[Corpora-List] if + would

Rob Freeman lists at chaoticlanguage.com
Thu Mar 23 00:02:06 UTC 2006


Hi Parveen,

On Thursday 23 March 2006 06:47, Parveen Lallmamode wrote:
>
> I find it difficult to digest this construction even though I am not a
> prescriptivist. In Br Eng, we find the following construction for
> conditionals:
>
> If + past tense, ... would (verb). [if he came, we would go  ....]
> If + past perfect, ... would have (+ past participle).[if he had come, we
> would have gone ]
>
> While in Am Eng, I was told that the conditionals can take the following
> forms:
>
> If + would (verb), ... would (verb). [if he would come, we would go  ...]
> If + would have (+ past participle), ...  + would have (+ past participle).
> [if he would have come, we would have gone ....]

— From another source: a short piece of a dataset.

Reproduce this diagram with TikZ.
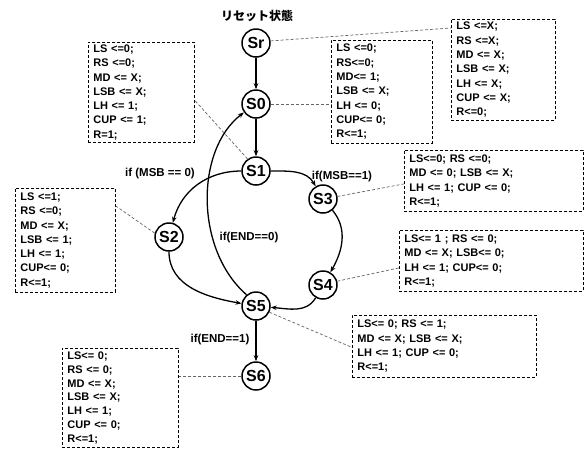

You probably know this already, but what we are talking about here is not 
really a conditional but a case of the rapidly retreating English subjunctive 
(c.f. "If I *were* you...", "it is important that he *be* on time" etc.) i.e. 
not strictly a conditional, but a "contrafactual".

In moving from "had" to "would" in American English, according to the theory I 
read, English was just following the pattern of Frankish Latin, which 
historically replaced the subjunctive with the conditional in certain cases 
(e.g. "C'est possible que je *serais* bonne, si je *saurais* pourquoi", a 
"would .. would" usage?)

As I recall, in the account I read, this was done in Frankish Latin under the 
influence of the invading Germanic dialect. I don't think the same can be 
true of Am. Eng., though :-) (and even the historical French case mystifies 
me) because as far as I know modern German still uses the subjunctive (c.f. 
"had"/"hätte") to express this meaning.